UK songwriter and rapper Slowthai is back with his latest full length LP “TYRON.” This is the second full-length commercial album from the Northampton native, which arrives just a few years after his breakout debut, “Nothing Great About Britain,” which was well-received thanks to its fusion of grime, hardcore hip hop and with some punk aesthetics. Along with Thai’s unique, nasally, elastic and animated delivery, his more aggressive tracks paired with wild shows and social media antics earned him somewhat of a bad boy reputation.
It looks like Slowthai may be trying to find a balance between this image with “TYRON.” This LP is presented in a two-disc format, although rounding off at a swift 35 minutes. While relatively short, this record comes with quite a strong emotional separation between the two batches of tracks. Bouncy aggressive bangers with a trap flare to kick things off at the beginning of the project with a run of despondent diatribes, with names like James Blake, Mount Kimbie and Dominic Fike adding to the emotional nuance part of the album.
Where at times he’s reckless and carefree, the next he’s very emotional struggling with his mental health. On his last record, I felt Slowthai did a good job in making these two sides of himself quite clear, but with his new LP, it is clear that he really wants listeners to understand these two sides of himself, which I did for better or worse. In the process, it feels like he is pitting the two sides of himself against each other, and what side outshines the other depends on personal preference, personality and what has made you a fan of Slowthai’s music in the first place. Whether he’s speaking on his overindulgence of drugs and women over a bassy trap beat, or talking about his struggles with depression and mental health, there isn’t much of a significant difference between the two faces of Slowthai. Overall, the second half of the album is more calm and emotional, but Slowthai still comes with the zany animated flows and delivery.

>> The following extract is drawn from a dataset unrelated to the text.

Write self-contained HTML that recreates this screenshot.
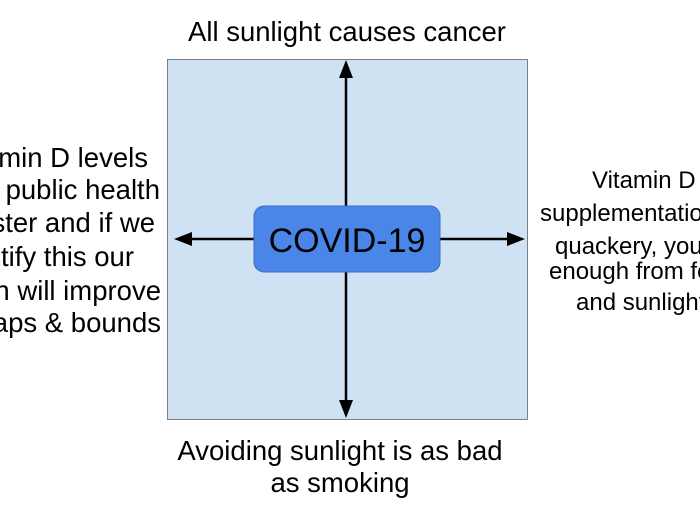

There are some standouts in the first half of the record, with tracks such as the hard-hitting “MAZZA,” featuring A$AP Rocky, in what seems to be Thai’s attempt at a Playboi Carti song. Slowthai is spitting shrapnel and crazy ad-libs over a bare trap beat and deceptively dusty, weary, wheezing chords; Rocky doesn’t skimp on his guest appearance, giving an impressive performance with clever lyricism and wordplay. Other tracks like “CANCELLED” featuring Skepta were also standout moments for this half of the project, where the subject matter revolves around “cancel culture” and how they cannot be cancelled due to their enigmatic status.
The second half of the album is a calm production, and Slowthai speaks on his struggles with mental health, addiction and relationships. The Northampton rapper clearly wanted to make both sides of himself clear as day. I especially enjoyed the outro track “adhd,” where he speaks on his state of mind, almost going over the edge and needing someone to pull him back in. Slowthai’s outro is a fitting closer to the album in the way that it alludes to him going through these mental struggles that put us on the “TYRON” journey. His anger and depression coalesce and meet at this enraged climax.
Verdict: Overall, this was a strong showing for Slowthai, both creatively and conceptually. This record is more so about the journey than it is about any one track. Though “TYRON”’s introspective side slightly outshines the bangers, the overall journey is compelling.